Arabic manuscripts
Researchers can search and browse the Wellcome Library’s Arabic manuscripts in a new online resource that brings together rich descriptive information and detailed images.
Arabic medicine was once the most advanced in the world and now entire digital facsimiles of some of its most important texts have been made freely available online. The online resource, based on the Wellcome Library’s Arabic manuscript collection, includes well-known medical texts by famous practitioners such as Avicenna, Ibn al-Quff, and Ibn an-Nafis, lesser-known works by anonymous physicians and rare or unique copies such as Averroes’ commentaries on Avicenna’s medical poetry.
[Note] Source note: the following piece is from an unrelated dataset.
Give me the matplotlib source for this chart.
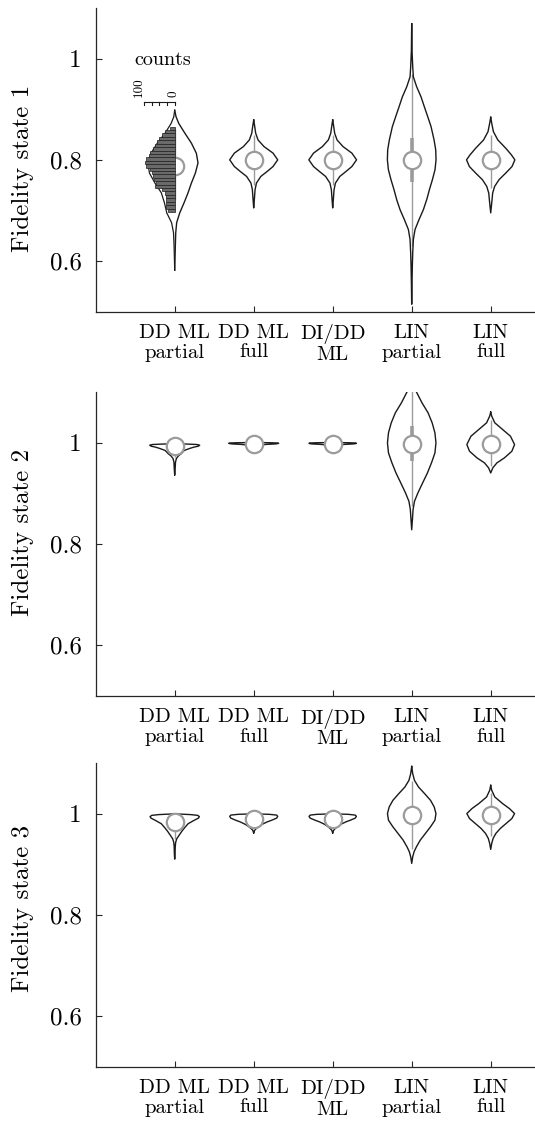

The Wellcome Arabic Manuscript Cataloguing Partnership (WAMCP) combines the efforts of the Wellcome Library, the Bibliotheca Alexandrina, and King’s College London Digital Humanities Department and is funded by JISC and the Wellcome Trust.
It represents a significant resource for a wide range of researchers including Arabic studies scholars, medical historians and manuscript conservators to aid and enhance their work.
All the manuscripts have been photographed in their entirety, and can be viewed in detail alongside the comprehensive manuscript descriptions. Sophisticated cataloguing tools were built based on definitive standards. Users are able to link between specific descriptive fields and the related images with the possibility to compare two manuscripts side-by-side on the screen to illuminate the differences.